Your Next Candidate Interview: Why Facts Eat Instincts For Breakfast.
What if I told you that your last major hire was probably determined by what you had for breakfast?
Hear me out.
Did you hire based on defined behavioral competencies, proven past performance, reference checks, and a structured, multi-interview system? Or did you hire based on what your gut was telling you?
Here’s what I hear all the time:
“She interviewed so well, but she took forever to get rolling. What a disappointment.”
“He looked great on paper. What happened?”
“I’ve had three amazing employees quit in the last six months. I thought it was something I did—and it was. I hired the worst person to work with them.”
And I get it, believe me. I’ve made those mistakes, too. High performers like us pride ourselves on how to meet, read, and lead people, so when we bomb in an interview—as the interviewer—it sucks.
And here’s why. Your gut doesn’t have the stomach for effective interview techniques. It was designed to save you from mortal danger, not to keep you from losing your best employees or up to 40x the base salary for every mis-hire. (Yes, those are real numbers. Just ask Dr. Brad Smart, who wrote Topgrading.)
Effective hiring doesn’t take guts. It takes training. If you want to hire better people, you have to learn how to hire better, period.
Onward,
Bill
We all have nightmare hiring stories. Send me an email with yours—and what you learned from it. By putting it in writing, you’ll ensure the situation never repeats itself.
Your gut can be a powerful tool—when you need to know what time to eat. When it comes to hiring, however, your company will starve for A-Player talent if you don’t know what—or who—you need.
Here are four tips we recommend in our A-Player Hiring Toolkit:
Invest in a badass employee referral program. A-Players want to be part of a winning team, so encourage them to invite like-minded performers to your company.
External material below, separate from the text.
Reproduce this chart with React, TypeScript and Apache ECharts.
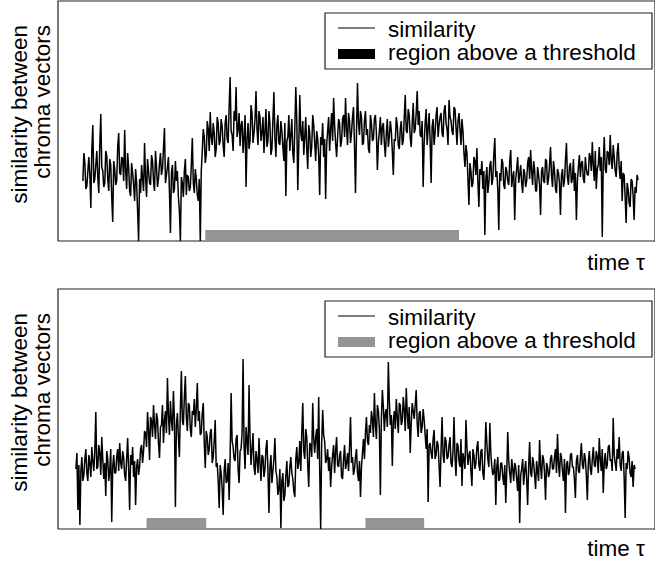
import React, { useEffect, useRef } from "react";
import * as echarts from "echarts";

// similarity signal, upper panel (height above the bottom of the plot box, units 0..240)
const topSimilarity = [
  60, 88, 78, 52, 55, 70, 84, 66, 33, 92, 116, 58, 62, 76, 90, 64, 48, 96, 127, 74,
  70, 54, 58, 90, 85, 62, 50, 82, 76, 44, 19, 80, 72, 56, 60, 94, 108, 68, 66, 84,
  82, 60, 111, 70, 52, 88, 74, 50, 45, 78, 68, 56, 40, 72, 58, 30, 0, 62, 48, 76,
  62, 50, 98, 64, 44, 82, 70, 58, 56, 86, 80, 60, 50, 90, 74, 54, 62, 78, 88, 66,
  72, 92, 113, 58, 66, 74, 84, 50, 8, 68, 76, 48, 52, 80, 60, 70, 44, 30, 0, 64,
  58, 44, 70, 82, 46, 66, 64, 50, 54, 76, 103, 58, 48, 72, 62, 46, 40, 62, 0, 70,
  90, 112, 104, 78, 86, 120, 112, 90, 129, 104, 96, 118, 108, 84, 92, 124, 118, 96, 100, 122,
  114, 96, 84, 118, 126, 102, 98, 134, 164, 110, 106, 90, 130, 120, 154, 104, 112, 128, 95, 116,
  120, 88, 104, 126, 54, 102, 118, 92, 100, 136, 128, 98, 108, 122, 150, 112, 96, 130, 124, 100,
  108, 124, 88, 110, 132, 94, 100, 130, 118, 86, 92, 122, 149, 104, 84, 116, 126, 98, 96, 120,
  110, 94, 80, 118, 45, 100, 104, 126, 90, 106, 122, 88, 78, 112, 154, 120, 51, 96, 146, 108,
  100, 120, 86, 104, 124, 92, 72, 116, 108, 84, 94, 126, 116, 98, 80, 110, 102, 86, 46, 104,
  96, 118, 84, 102, 42, 96, 110, 124, 90, 112, 128, 100, 143, 116, 98, 84, 104, 122, 118, 94,
  100, 122, 126, 104, 143, 112, 96, 128, 120, 98, 108, 124, 134, 96, 48, 110, 158, 118, 106, 130,
  124, 96, 98, 120, 130, 106, 112, 92, 88, 126, 118, 100, 102, 122, 126, 108, 71, 98, 110, 124,
  96, 114, 118, 98, 84, 108, 122, 94, 104, 120, 110, 90, 66, 102, 100, 124, 116, 96, 92, 112,
  120, 96, 100, 124, 146, 110, 108, 132, 126, 104, 94, 118, 138, 108, 112, 128, 150, 116, 130, 106,
  104, 120, 54, 98, 118, 132, 96, 112, 128, 100, 58, 114, 122, 96, 108, 126, 134, 104, 116, 124,
  128, 108, 104, 130, 136, 118, 112, 96, 141, 124, 120, 110, 106, 134, 132, 114, 96, 120, 128, 112,
  96, 122, 110, 88, 74, 96, 88, 62, 36, 78, 70, 54, 58, 84, 80, 66, 93, 60, 34, 72,
  66, 80, 52, 70, 6, 62, 74, 48, 58, 76, 80, 56, 62, 86, 103, 64, 70, 52, 11, 68,
  60, 82, 78, 56, 52, 74, 70, 60, 56, 80, 91, 54, 64, 70, 21, 62, 72, 84, 58, 66,
  76, 58, 48, 72, 68, 54, 60, 78, 84, 62, 91, 70, 56, 80, 72, 50, 50, 74, 66, 56,
  26, 70, 74, 60, 58, 82, 80, 56, 62, 76, 94, 66, 54, 80, 70, 52, 48, 72, 68, 58,
  26, 66, 72, 54, 60, 80, 98, 64, 56, 74, 78, 58, 62, 82, 50, 68, 21, 60, 74, 86,
  64, 78, 80, 62, 58, 84, 72, 66, 66, 88, 84, 70, 99, 76, 60, 90, 52, 72, 76, 94,
  70, 84, 4, 78, 104, 72, 68, 90, 88, 76, 106, 80, 72, 96, 84, 70, 64, 88, 98, 74,
  62, 80, 40, 68, 66, 44, 18, 58, 52, 38, 34, 62, 60, 46, 21, 54, 48, 66, 61,
];

// similarity signal, lower panel
const bottomSimilarity = [
  60, 76, 19, 64, 4, 58, 72, 48, 54, 70, 80, 56, 48, 74, 66, 52, 82, 68, 58, 78,
  117, 60, 62, 84, 76, 54, 92, 70, 50, 66, 33, 78, 70, 48, 58, 80, 7, 62, 74, 56,
  56, 72, 80, 58, 86, 66, 60, 78, 72, 54, 48, 70, 91, 60, 19, 74, 64, 82, 52, 68,
  24, 62, 70, 54, 62, 80, 84, 66, 78, 98, 96, 82, 117, 100, 69, 112, 108, 92, 124, 104,
  90, 116, 110, 86, 71, 102, 104, 124, 86, 108, 118, 96, 151, 114, 94, 128, 108, 98, 138, 110,
  22, 104, 116, 92, 72, 120, 158, 108, 104, 132, 153, 112, 98, 126, 124, 100, 92, 118, 114, 130,
  102, 120, 146, 108, 118, 94, 96, 116, 126, 86, 61, 98, 92, 74, 80, 96, 100, 66, 72, 88,
  109, 62, 66, 48, 21, 64, 56, 40, 14, 58, 70, 46, 48, 66, 29, 72, 136, 88, 82, 70,
  68, 90, 94, 60, 46, 78, 80, 96, 170, 84, 60, 102, 88, 74, 144, 92, 64, 80, 96, 62,
  54, 78, 70, 56, 91, 66, 48, 74, 72, 52, 60, 80, 89, 58, 16, 62, 74, 46, 58, 70,
  91, 58, 52, 34, 40, 60, 1, 48, 56, 28, 34, 54, 68, 42, 44, 62, 72, 56, 50, 38,
  32, 70, 82, 60, 66, 88, 58, 96, 126, 78, 70, 100, 92, 64, 42, 86, 84, 72, 126, 90,
  76, 92, 100, 70, 132, 60, 0, 86, 119, 94, 88, 66, 70, 80, 58, 72, 42, 62, 74, 84,
  56, 78, 92, 64, 62, 74, 78, 52, 50, 70, 84, 60, 66, 76, 58, 82, 112, 66, 72, 54,
  60, 72, 80, 56, 48, 68, 32, 62, 76, 90, 70, 96, 112, 88, 84, 104, 96, 118, 110, 92,
  136, 104, 90, 124, 118, 100, 34, 110, 139, 122, 98, 116, 120, 102, 167, 128, 104, 114, 63, 108,
  118, 100, 130, 112, 96, 126, 124, 104, 108, 132, 120, 98, 141, 116, 100, 122, 76, 106, 126, 118,
  110, 124, 139, 106, 92, 116, 118, 96, 102, 120, 109, 94, 80, 100, 27, 84, 86, 76, 70, 90,
  99, 70, 74, 88, 84, 64, 42, 80, 112, 74, 66, 92, 88, 70, 72, 84, 92, 66, 62, 78,
  112, 72, 53, 86, 84, 68, 62, 90, 43, 76, 70, 60, 109, 82, 64, 74, 78, 58, 43, 80,
  74, 60, 66, 82, 88, 64, 58, 78, 80, 56, 49, 72, 107, 86, 70, 62, 106, 76, 62, 54,
  58, 70, 24, 62, 72, 48, 50, 66, 66, 52, 44, 64, 26, 58, 97, 68, 56, 46, 70, 60,
  48, 66, 62, 50, 38, 64, 6, 54, 60, 70, 44, 58, 68, 50, 24, 62, 87, 56, 52, 72,
  66, 54, 40, 68, 58, 48, 89, 62, 50, 74, 70, 56, 29, 66, 62, 52, 56, 70, 74, 60,
  60, 72, 80, 56, 95, 66, 52, 76, 72, 58, 48, 70, 16, 64, 68, 54, 58, 74, 76, 62,
  62, 50, 31, 68, 74, 58, 56, 72, 86, 64, 60, 76, 70, 54, 29, 66, 78, 60, 54, 70,
  82, 64, 62, 78, 72, 56, 91, 70, 58, 80, 36, 66, 76, 60, 64, 82, 84, 68, 70, 58,
  111, 74, 66, 58, 80, 70, 92, 64, 58, 76, 78, 52, 11, 66, 60, 78, 71, 56, 52, 68,
  42, 64, 60,
];

// regions above a threshold, [start, end] in sample index units
const topRegions = [[123, 378]];
const bottomRegions = [[71, 131], [291, 350]];
const regionHeight = 11;

const yLabelLines = ["similarity between", "chroma vectors"];
const legendLabels = ["similarity", "region above a threshold"];
const xLabel = "time \u03c4";

const FONT = '"Liberation Sans", Arial, Helvetica, sans-serif';
const FS = 22.5;

export default function App() {
  const ref = useRef<HTMLDivElement>(null);

  useEffect(() => {
    if (!ref.current) return;
    const chart = echarts.init(ref.current, undefined, { renderer: "svg" });

    const panels = [
      { data: topSimilarity, regions: topRegions, off: 0, xmin: -25, legendFill: "#000000", xLabelY: 262 },
      { data: bottomSimilarity, regions: bottomRegions, off: 288, xmin: -18, legendFill: "#959595", xLabelY: 548 },
    ];

    const grids = panels.map((p) => ({
      left: 58,
      top: 1 + p.off,
      width: 600,
      height: 240,
      show: true,
      borderColor: "#222",
      borderWidth: 1.2,
      backgroundColor: "transparent",
    }));

    const xAxes = panels.map((p, k) => ({
      type: "value",
      gridIndex: k,
      min: p.xmin,
      max: p.xmin + 600,
      show: false,
    }));
    const yAxes = panels.map((p, k) => ({
      type: "value",
      gridIndex: k,
      min: 0,
      max: 240,
      show: false,
    }));

    const series = panels.map((p, k) => ({
      type: "line",
      xAxisIndex: k,
      yAxisIndex: k,
      data: p.data.map((v, i) => [i, v]),
      showSymbol: false,
      symbol: "none",
      silent: true,
      lineStyle: { color: "#000", width: 1.5 },
      z: 3,
      markArea: {
        silent: true,
        itemStyle: { color: "#959595" },
        data: p.regions.map(([a, b]) => [
          { xAxis: a, yAxis: 0 },
          { xAxis: b, yAxis: regionHeight },
        ]),
      },
    }));

    const graphic: any[] = [];
    panels.forEach((p) => {
      const o = p.off;
      graphic.push(
        {
          type: "text",
          x: 19,
          y: 25 + o,
          rotation: Math.PI / 2,
          style: { text: yLabelLines[0], fontSize: FS, fontFamily: FONT, fill: "#000", align: "right", verticalAlign: "middle" },
        },
        {
          type: "text",
          x: 42,
          y: 25 + o,
          rotation: Math.PI / 2,
          style: { text: yLabelLines[1], fontSize: FS, fontFamily: FONT, fill: "#000", align: "right", verticalAlign: "middle" },
        },
        {
          type: "rect",
          shape: { x: 325, y: 13 + o, width: 327, height: 56 },
          style: { fill: "#fff", stroke: "#222", lineWidth: 1.2 },
          z: 10,
        },
        {
          type: "line",
          shape: { x1: 338, y1: 28 + o, x2: 375, y2: 28 + o },
          style: { stroke: "#000", lineWidth: 1 },
          z: 11,
        },
        {
          type: "rect",
          shape: { x: 338, y: 49 + o, width: 37, height: 10 },
          style: { fill: p.legendFill },
          z: 11,
        },
        {
          type: "text",
          x: 388,
          y: 29 + o,
          style: { text: legendLabels[0], fontSize: FS, fontFamily: FONT, fill: "#000", align: "left", verticalAlign: "middle" },
          z: 11,
        },
        {
          type: "text",
          x: 388,
          y: 52 + o,
          style: { text: legendLabels[1], fontSize: FS, fontFamily: FONT, fill: "#000", align: "left", verticalAlign: "middle" },
          z: 11,
        },
        {
          type: "text",
          x: 645,
          y: p.xLabelY,
          style: { text: xLabel, fontSize: FS, fontFamily: FONT, fill: "#000", align: "right", verticalAlign: "middle" },
        }
      );
    });

    chart.setOption({
      animation: false,
      backgroundColor: "#fff",
      grid: grids,
      xAxis: xAxes,
      yAxis: yAxes,
      series,
      graphic,
    });

    return () => chart.dispose();
  }, []);

  return (
    <div
      ref={ref}
      style={{ position: "fixed", left: 0, top: 0, width: 655, height: 561 }}
    />
  );
}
The more you assemble, the more your company will benefit from their exponential brainpower.
Strategize and standardize your interview process. Use the same questions, the same desired answers, the same rating standards, and the same assessments for every single candidate.
Add depth to your perception. Each position should have two people interpreting the face-to-face interview, with one person asking the questions and the other running the process and taking notes.
Ask for references, and then check them.You’ll very quickly find out which candidates talk the talk and which ones will hit the ground running.